> Information shown
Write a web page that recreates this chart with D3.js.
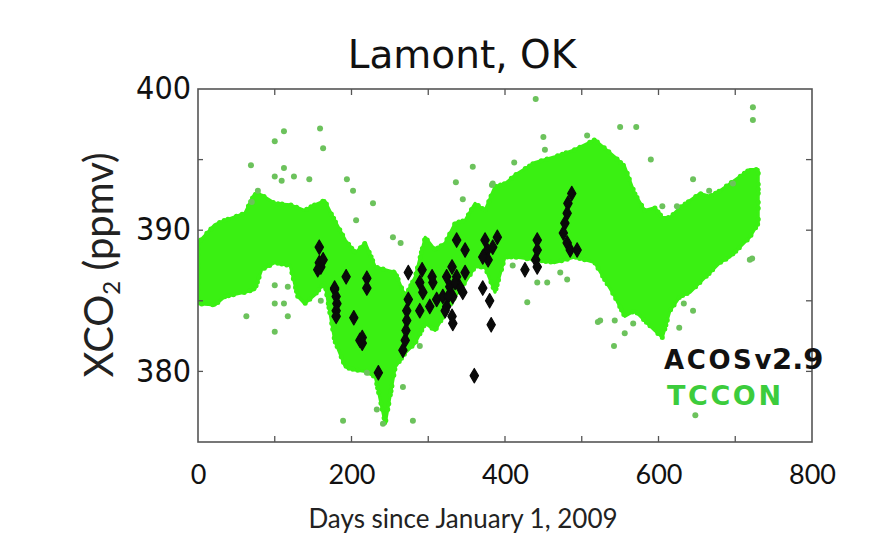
<!DOCTYPE html>
<html>
<head>
<meta charset="utf-8">
<script src="https://cdn.jsdelivr.net/npm/d3@7"></script>
<style>
  html, body { margin: 0; padding: 0; background: #fff; }
  svg { display: block; }
</style>
</head>
<body>
<svg id="chart" width="888" height="556"></svg>
<script>
// TCCON daily envelope at Lamont: day, lower and upper XCO2 (ppmv)
const tcconDay  = [0, 22, 35, 61, 74, 83, 100, 120, 130, 139, 152, 165, 178, 192, 205, 218, 231, 244, 257, 270, 283, 296, 309, 322, 335, 348, 361, 374, 387, 400, 413, 439, 465, 491, 517, 543, 556, 569, 582, 595, 605, 615, 628, 641, 654, 667, 680, 693, 706, 719, 730];
const tcconLow  = [384.8, 384.7, 385.3, 385.6, 385.8, 387.2, 387.7, 387.5, 385.3, 384.8, 385.4, 386.3, 382.2, 380.3, 380.1, 380.0, 379.6, 376.3, 380.3, 381.3, 382.0, 383.4, 382.9, 384.1, 385.3, 386.3, 387.4, 387.4, 385.6, 388.1, 388.1, 387.9, 387.7, 388.1, 387.7, 385.3, 383.9, 384.3, 383.6, 382.9, 382.4, 384.3, 385.3, 385.6, 386.3, 387.0, 387.7, 388.1, 388.8, 389.5, 390.5];
const tcconHigh = [389.1, 390.4, 390.7, 391.2, 392.6, 392.5, 391.9, 391.8, 391.6, 391.4, 391.8, 392.1, 390.7, 389.3, 388.4, 389.1, 387.4, 387.2, 387.0, 385.3, 386.7, 389.5, 388.6, 389.1, 390.5, 390.7, 391.9, 391.4, 393.1, 393.3, 393.9, 394.8, 395.2, 395.7, 396.4, 395.2, 394.5, 392.6, 391.4, 391.6, 390.9, 390.9, 391.6, 392.1, 392.6, 392.4, 392.8, 393.3, 393.8, 394.3, 394.3];

// TCCON soundings lying outside the main envelope
const tcconOutDay = [112, 100, 159, 163, 69, 112, 100, 109, 125, 145, 194, 202, 228, 206, 254, 264, 358, 336, 345, 78, 70, 383, 100, 117, 100, 112, 63, 117, 100, 160, 289, 267, 233, 189, 241, 280, 220, 440, 450, 452, 412, 550, 571, 507, 590, 645, 666, 605, 624, 723, 723, 697, 719, 384, 429, 521, 543, 556, 542, 567, 627, 645, 648, 472, 481, 410, 442, 455, 722, 524, 633];
const tcconOutVal = [397.0, 396.3, 397.2, 395.8, 394.6, 394.4, 393.8, 393.5, 393.8, 393.6, 393.6, 392.8, 391.9, 390.7, 389.5, 389.1, 394.5, 393.4, 392.2, 392.8, 392.0, 393.2, 386.1, 386.0, 384.8, 384.8, 383.9, 383.9, 382.8, 385.0, 381.8, 378.9, 377.3, 376.5, 376.3, 376.5, 379.9, 399.3, 396.6, 395.7, 394.8, 397.3, 397.3, 396.7, 395.0, 393.6, 392.8, 391.7, 391.7, 398.7, 397.8, 393.3, 387.9, 393.3, 384.9, 383.5, 383.6, 382.7, 381.8, 383.4, 383.1, 384.3, 376.9, 387.0, 386.5, 387.5, 386.3, 386.3, 388.0, 383.6, 384.8];

// ACOS v2.9 retrievals near Lamont
const acosDay = [158, 158, 160, 156, 163, 193, 178, 178, 180, 181, 180, 180, 203, 211, 220, 220, 214, 214, 235, 274, 274, 272, 272, 271, 270, 267, 289, 293, 302, 289, 306, 311, 292, 305, 324, 328, 332, 324, 331, 319, 337, 341, 345, 331, 335, 326, 322, 348, 332, 360, 371, 380, 382, 374, 377, 378, 384, 371, 337, 348, 390, 426, 442, 442, 440, 442, 487, 482, 481, 478, 476, 481, 485, 494];
const acosVal = [388.8, 387.7, 387.4, 387.2, 387.9, 386.7, 385.9, 385.8, 385.3, 384.8, 384.3, 383.9, 383.8, 382.2, 386.6, 385.9, 382.4, 382.0, 379.9, 387.0, 385.1, 384.3, 383.6, 382.9, 382.2, 381.5, 386.3, 385.6, 384.6, 384.3, 386.3, 385.1, 387.2, 386.7, 386.7, 386.0, 385.3, 384.6, 383.9, 385.3, 386.7, 386.0, 385.6, 387.4, 386.3, 385.3, 384.3, 387.0, 383.4, 379.7, 385.9, 385.0, 383.3, 389.3, 388.6, 387.9, 388.8, 388.1, 389.3, 388.6, 389.5, 387.2, 389.3, 388.6, 387.9, 387.4, 392.6, 391.9, 391.2, 390.5, 389.8, 389.1, 388.6, 388.6];

const xTicks = [0, 200, 400, 600, 800];
const yTicks = [380, 390, 400];

const svg = d3.select("#chart");
const margin = { left: 198, right: 76, top: 89, bottom: 114 };
const W = 888, H = 556;
const x = d3.scaleLinear().domain([0, 800]).range([margin.left, W - margin.right]);
const y = d3.scaleLinear().domain([375, 400]).range([H - margin.bottom, margin.top]);

const plot = svg.append("g");
svg.append("clipPath").attr("id", "plotclip")
  .append("rect").attr("x", x(0)).attr("y", y(400))
  .attr("width", x(800) - x(0)).attr("height", y(375) - y(400));

const layer = plot.append("g").attr("clip-path", "url(#plotclip)");
const green = "#3af012";

// dense TCCON band; an irregular beaded outline roughens its edge
const band = tcconDay.map((d, i) => ({ d, lo: tcconLow[i], hi: tcconHigh[i] }));
const area = d3.area().x(p => x(p.d)).y0(p => y(p.lo)).y1(p => y(p.hi)).curve(d3.curveLinear);
layer.append("path").datum(band)
  .attr("d", area)
  .attr("fill", green)
  .attr("stroke", green)
  .attr("stroke-width", 3)
  .attr("stroke-linejoin", "round");
layer.append("path").datum(band)
  .attr("d", area)
  .attr("fill", "none")
  .attr("stroke", green)
  .attr("stroke-width", 5)
  .attr("stroke-linecap", "round")
  .attr("stroke-dasharray", "0 4 0 9 0 6 0 11 0 5");

// scattered TCCON soundings
layer.append("g").selectAll("circle")
  .data(tcconOutDay.map((d, i) => ({ d, v: tcconOutVal[i] })))
  .join("circle")
  .attr("cx", p => x(p.d)).attr("cy", p => y(p.v)).attr("r", 3)
  .attr("fill", "#6cc25c");

// ACOS retrievals
layer.append("g").selectAll("path")
  .data(acosDay.map((d, i) => ({ d, v: acosVal[i] })))
  .join("path")
  .attr("transform", p => `translate(${x(p.d)},${y(p.v)})`)
  .attr("d", d3.symbol().type(d3.symbolDiamond).size(60))
  .attr("fill", "#0a0a0a")
  .attr("stroke", "#0a0a0a")
  .attr("stroke-width", 1.2)
  .attr("stroke-linejoin", "round");

// frame and inward ticks on all sides
const frameColor = "#555";
plot.append("rect")
  .attr("x", x(0)).attr("y", y(400))
  .attr("width", x(800) - x(0)).attr("height", y(375) - y(400))
  .attr("fill", "none").attr("stroke", frameColor).attr("stroke-width", 1.6);

const xMinor = d3.range(100, 800, 100);
const yMinor = d3.range(380, 400, 5);
const tk = plot.append("g").attr("stroke", frameColor).attr("stroke-width", 1.3);
xMinor.forEach(v => {
  tk.append("line").attr("x1", x(v)).attr("x2", x(v)).attr("y1", y(375)).attr("y2", y(375) - 6);
  tk.append("line").attr("x1", x(v)).attr("x2", x(v)).attr("y1", y(400)).attr("y2", y(400) + 6);
});
yMinor.forEach(v => {
  tk.append("line").attr("x1", x(0)).attr("x2", x(0) + 5).attr("y1", y(v)).attr("y2", y(v));
  tk.append("line").attr("x1", x(800)).attr("x2", x(800) - 6).attr("y1", y(v)).attr("y2", y(v));
});

// axis labels via d3 axes (lines hidden, text kept)
const xAxis = svg.append("g")
  .attr("transform", `translate(0,${y(375)})`)
  .call(d3.axisBottom(x).tickValues(xTicks).tickSize(0).tickPadding(18));
xAxis.select(".domain").remove();
xAxis.selectAll("text")
  .attr("font-family", "Lato, 'Open Sans', sans-serif")
  .attr("font-size", 27).attr("fill", "#111").attr("dy", "0.9em");

const yAxis = svg.append("g")
  .attr("transform", `translate(${x(0)},0)`)
  .call(d3.axisLeft(y).tickValues(yTicks).tickSize(0).tickPadding(7));
yAxis.select(".domain").remove();
yAxis.selectAll("text")
  .attr("font-family", "'DejaVu Sans Condensed', 'DejaVu Sans', sans-serif")
  .attr("font-stretch", "condensed")
  .attr("font-size", 32).attr("fill", "#111").attr("dy", "0.3em");

// titles
svg.append("text")
  .attr("x", 462).attr("y", 68)
  .attr("text-anchor", "middle")
  .attr("font-family", "'DejaVu Sans', sans-serif")
  .attr("font-size", 39).attr("fill", "#111")
  .text("Lamont, OK");

svg.append("text")
  .attr("x", 463).attr("y", 528)
  .attr("text-anchor", "middle")
  .attr("font-family", "Lato, 'Open Sans', sans-serif")
  .attr("font-size", 26).attr("fill", "#222")
  .text("Days since January 1, 2009");

const yl = svg.append("text")
  .attr("transform", "translate(113,265) rotate(-90)")
  .attr("text-anchor", "middle")
  .attr("font-family", "Lato, 'Open Sans', sans-serif")
  .attr("font-size", 40).attr("fill", "#222");
yl.append("tspan").text("XCO");
yl.append("tspan").attr("font-size", 24).attr("dy", 7).text("2");
yl.append("tspan").attr("dy", -7).text(" (ppmv)");

// legend
const lg = svg.append("text")
  .attr("x", 664).attr("y", 369)
  .attr("font-family", "'DejaVu Sans', sans-serif")
  .attr("font-weight", 700).attr("font-size", 26).attr("fill", "#111");
lg.append("tspan").attr("letter-spacing", 2.6).text("ACOSv");
lg.append("tspan").attr("font-size", 29).attr("letter-spacing", 0).attr("dx", -2).text("2.9");

svg.append("text")
  .attr("x", 667).attr("y", 405)
  .attr("font-family", "'DejaVu Sans', sans-serif")
  .attr("font-weight", 700).attr("font-size", 27).attr("fill", "#3ccc3c")
  .attr("letter-spacing", 2.6)
  .text("TCCON");
</script>
</body>
</html>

> Your instructions
The lines from the top of the data above through the one holding "393.8, 394.3, 394.3];" are to be repeated exactly, and only those, with no pictures.

> Exercise answer
Write a web page that recreates this chart with D3.js.
<!DOCTYPE html>
<html>
<head>
<meta charset="utf-8">
<script src="https://cdn.jsdelivr.net/npm/d3@7"></script>
<style>
  html, body { margin: 0; padding: 0; background: #fff; }
  svg { display: block; }
</style>
</head>
<body>
<svg id="chart" width="888" height="556"></svg>
<script>
// TCCON daily envelope at Lamont: day, lower and upper XCO2 (ppmv)
const tcconDay  = [0, 22, 35, 61, 74, 83, 100, 120, 130, 139, 152, 165, 178, 192, 205, 218, 231, 244, 257, 270, 283, 296, 309, 322, 335, 348, 361, 374, 387, 400, 413, 439, 465, 491, 517, 543, 556, 569, 582, 595, 605, 615, 628, 641, 654, 667, 680, 693, 706, 719, 730];
const tcconLow  = [384.8, 384.7, 385.3, 385.6, 385.8, 387.2, 387.7, 387.5, 385.3, 384.8, 385.4, 386.3, 382.2, 380.3, 380.1, 380.0, 379.6, 376.3, 380.3, 381.3, 382.0, 383.4, 382.9, 384.1, 385.3, 386.3, 387.4, 387.4, 385.6, 388.1, 388.1, 387.9, 387.7, 388.1, 387.7, 385.3, 383.9, 384.3, 383.6, 382.9, 382.4, 384.3, 385.3, 385.6, 386.3, 387.0, 387.7, 388.1, 388.8, 389.5, 390.5];
const tcconHigh = [389.1, 390.4, 390.7, 391.2, 392.6, 392.5, 391.9, 391.8, 391.6, 391.4, 391.8, 392.1, 390.7, 389.3, 388.4, 389.1, 387.4, 387.2, 387.0, 385.3, 386.7, 389.5, 388.6, 389.1, 390.5, 390.7, 391.9, 391.4, 393.1, 393.3, 393.9, 394.8, 395.2, 395.7, 396.4, 395.2, 394.5, 392.6, 391.4, 391.6, 390.9, 390.9, 391.6, 392.1, 392.6, 392.4, 392.8, 393.3, 393.8, 394.3, 394.3];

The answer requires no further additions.